# DATA BLOCK
'''
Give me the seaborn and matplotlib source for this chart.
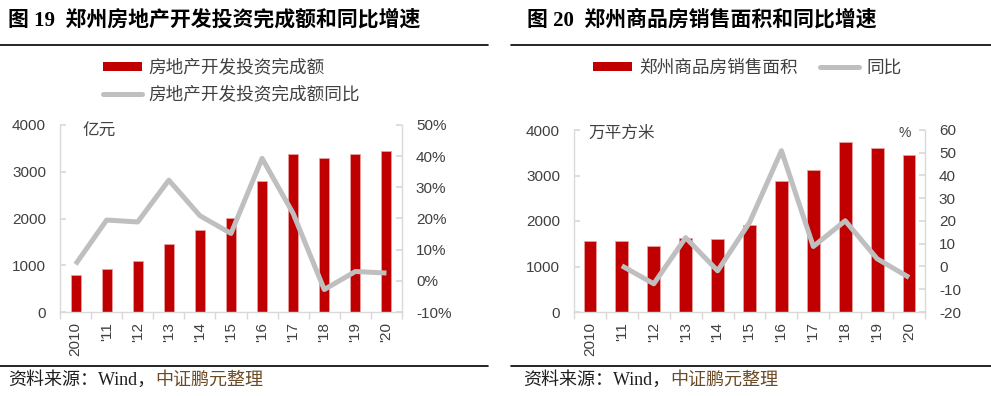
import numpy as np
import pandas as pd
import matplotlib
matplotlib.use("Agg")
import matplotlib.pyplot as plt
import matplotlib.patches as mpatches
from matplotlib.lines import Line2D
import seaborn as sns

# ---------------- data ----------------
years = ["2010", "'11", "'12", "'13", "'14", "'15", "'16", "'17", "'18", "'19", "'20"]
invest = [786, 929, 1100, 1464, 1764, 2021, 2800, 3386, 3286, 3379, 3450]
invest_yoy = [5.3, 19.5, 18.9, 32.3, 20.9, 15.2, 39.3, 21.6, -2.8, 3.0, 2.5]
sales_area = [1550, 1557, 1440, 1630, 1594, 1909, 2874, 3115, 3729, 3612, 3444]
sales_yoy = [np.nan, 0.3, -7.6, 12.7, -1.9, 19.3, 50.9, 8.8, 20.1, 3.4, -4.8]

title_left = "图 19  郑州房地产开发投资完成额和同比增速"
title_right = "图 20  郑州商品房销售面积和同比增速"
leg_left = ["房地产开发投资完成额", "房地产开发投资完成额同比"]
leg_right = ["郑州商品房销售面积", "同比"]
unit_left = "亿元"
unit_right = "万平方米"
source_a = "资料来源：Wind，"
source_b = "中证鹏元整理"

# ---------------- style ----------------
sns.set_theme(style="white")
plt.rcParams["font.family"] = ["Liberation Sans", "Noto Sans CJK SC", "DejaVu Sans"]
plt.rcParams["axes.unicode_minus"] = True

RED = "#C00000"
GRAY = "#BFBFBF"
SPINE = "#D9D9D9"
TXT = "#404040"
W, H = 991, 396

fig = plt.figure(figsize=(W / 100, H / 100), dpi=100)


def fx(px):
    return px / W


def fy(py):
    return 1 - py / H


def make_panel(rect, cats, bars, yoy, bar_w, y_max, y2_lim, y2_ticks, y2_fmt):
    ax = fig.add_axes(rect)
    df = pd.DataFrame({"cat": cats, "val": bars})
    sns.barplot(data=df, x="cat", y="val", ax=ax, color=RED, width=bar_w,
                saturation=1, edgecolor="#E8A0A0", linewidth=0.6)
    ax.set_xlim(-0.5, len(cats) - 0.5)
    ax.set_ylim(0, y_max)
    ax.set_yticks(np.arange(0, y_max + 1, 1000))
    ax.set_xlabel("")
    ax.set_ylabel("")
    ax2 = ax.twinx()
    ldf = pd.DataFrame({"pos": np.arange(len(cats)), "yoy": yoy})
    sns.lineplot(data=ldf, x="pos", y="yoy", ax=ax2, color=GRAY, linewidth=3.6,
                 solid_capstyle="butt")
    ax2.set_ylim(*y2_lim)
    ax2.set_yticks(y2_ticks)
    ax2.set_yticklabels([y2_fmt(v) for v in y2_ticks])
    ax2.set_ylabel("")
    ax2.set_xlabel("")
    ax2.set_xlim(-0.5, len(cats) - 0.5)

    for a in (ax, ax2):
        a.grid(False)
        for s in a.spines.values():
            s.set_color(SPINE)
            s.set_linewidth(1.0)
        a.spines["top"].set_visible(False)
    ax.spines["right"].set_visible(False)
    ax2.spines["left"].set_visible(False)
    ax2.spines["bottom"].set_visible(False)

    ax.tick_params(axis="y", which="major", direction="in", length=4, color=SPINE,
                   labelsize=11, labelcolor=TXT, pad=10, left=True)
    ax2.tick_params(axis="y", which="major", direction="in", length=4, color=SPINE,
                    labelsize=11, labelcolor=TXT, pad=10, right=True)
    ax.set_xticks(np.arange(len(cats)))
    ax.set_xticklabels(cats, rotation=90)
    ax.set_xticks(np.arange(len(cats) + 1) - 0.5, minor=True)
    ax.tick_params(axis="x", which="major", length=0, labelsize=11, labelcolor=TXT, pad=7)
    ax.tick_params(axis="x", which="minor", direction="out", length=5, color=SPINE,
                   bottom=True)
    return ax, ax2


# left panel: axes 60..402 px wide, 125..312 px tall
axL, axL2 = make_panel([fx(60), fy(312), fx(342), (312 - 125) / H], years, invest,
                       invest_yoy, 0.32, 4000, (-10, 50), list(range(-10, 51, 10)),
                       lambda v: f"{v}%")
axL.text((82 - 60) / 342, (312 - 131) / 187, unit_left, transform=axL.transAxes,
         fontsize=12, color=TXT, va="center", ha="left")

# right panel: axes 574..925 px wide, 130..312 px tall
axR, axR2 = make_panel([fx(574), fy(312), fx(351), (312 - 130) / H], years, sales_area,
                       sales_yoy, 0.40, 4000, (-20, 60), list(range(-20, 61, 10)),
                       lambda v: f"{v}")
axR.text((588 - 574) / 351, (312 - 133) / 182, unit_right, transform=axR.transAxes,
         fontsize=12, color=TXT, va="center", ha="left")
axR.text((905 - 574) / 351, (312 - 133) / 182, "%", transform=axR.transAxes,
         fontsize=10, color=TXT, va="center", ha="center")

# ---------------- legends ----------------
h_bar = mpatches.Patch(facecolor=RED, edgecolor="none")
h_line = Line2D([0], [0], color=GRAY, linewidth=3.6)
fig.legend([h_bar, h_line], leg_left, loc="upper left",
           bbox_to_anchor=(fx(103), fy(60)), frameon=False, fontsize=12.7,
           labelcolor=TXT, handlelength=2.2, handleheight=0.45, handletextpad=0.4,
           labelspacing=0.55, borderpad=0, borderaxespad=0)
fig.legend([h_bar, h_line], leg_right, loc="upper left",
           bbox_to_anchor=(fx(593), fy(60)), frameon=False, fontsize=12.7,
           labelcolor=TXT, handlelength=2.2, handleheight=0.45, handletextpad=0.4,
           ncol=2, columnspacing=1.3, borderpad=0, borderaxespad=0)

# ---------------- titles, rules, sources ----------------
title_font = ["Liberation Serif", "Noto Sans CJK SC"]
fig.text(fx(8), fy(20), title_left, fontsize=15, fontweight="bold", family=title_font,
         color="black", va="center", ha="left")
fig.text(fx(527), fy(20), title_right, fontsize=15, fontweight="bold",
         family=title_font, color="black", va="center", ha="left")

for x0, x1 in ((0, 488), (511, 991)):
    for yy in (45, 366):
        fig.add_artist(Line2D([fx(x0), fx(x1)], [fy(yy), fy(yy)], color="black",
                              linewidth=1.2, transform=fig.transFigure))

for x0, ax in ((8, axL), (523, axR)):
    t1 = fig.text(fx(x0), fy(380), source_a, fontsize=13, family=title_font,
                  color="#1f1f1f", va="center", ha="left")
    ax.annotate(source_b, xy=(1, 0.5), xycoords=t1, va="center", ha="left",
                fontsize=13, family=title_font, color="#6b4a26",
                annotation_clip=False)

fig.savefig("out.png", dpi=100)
'''
# WHAT YOU ARE ASKED TO DO
Your task is to reproduce exactly the lines from the start of the data above through the line containing "import seaborn as sns", leaving every picture out.

# WRITTEN SOLUTION
Give me the seaborn and matplotlib source for this chart.
import numpy as np
import pandas as pd
import matplotlib
matplotlib.use("Agg")
import matplotlib.pyplot as plt
import matplotlib.patches as mpatches
from matplotlib.lines import Line2D
import seaborn as sns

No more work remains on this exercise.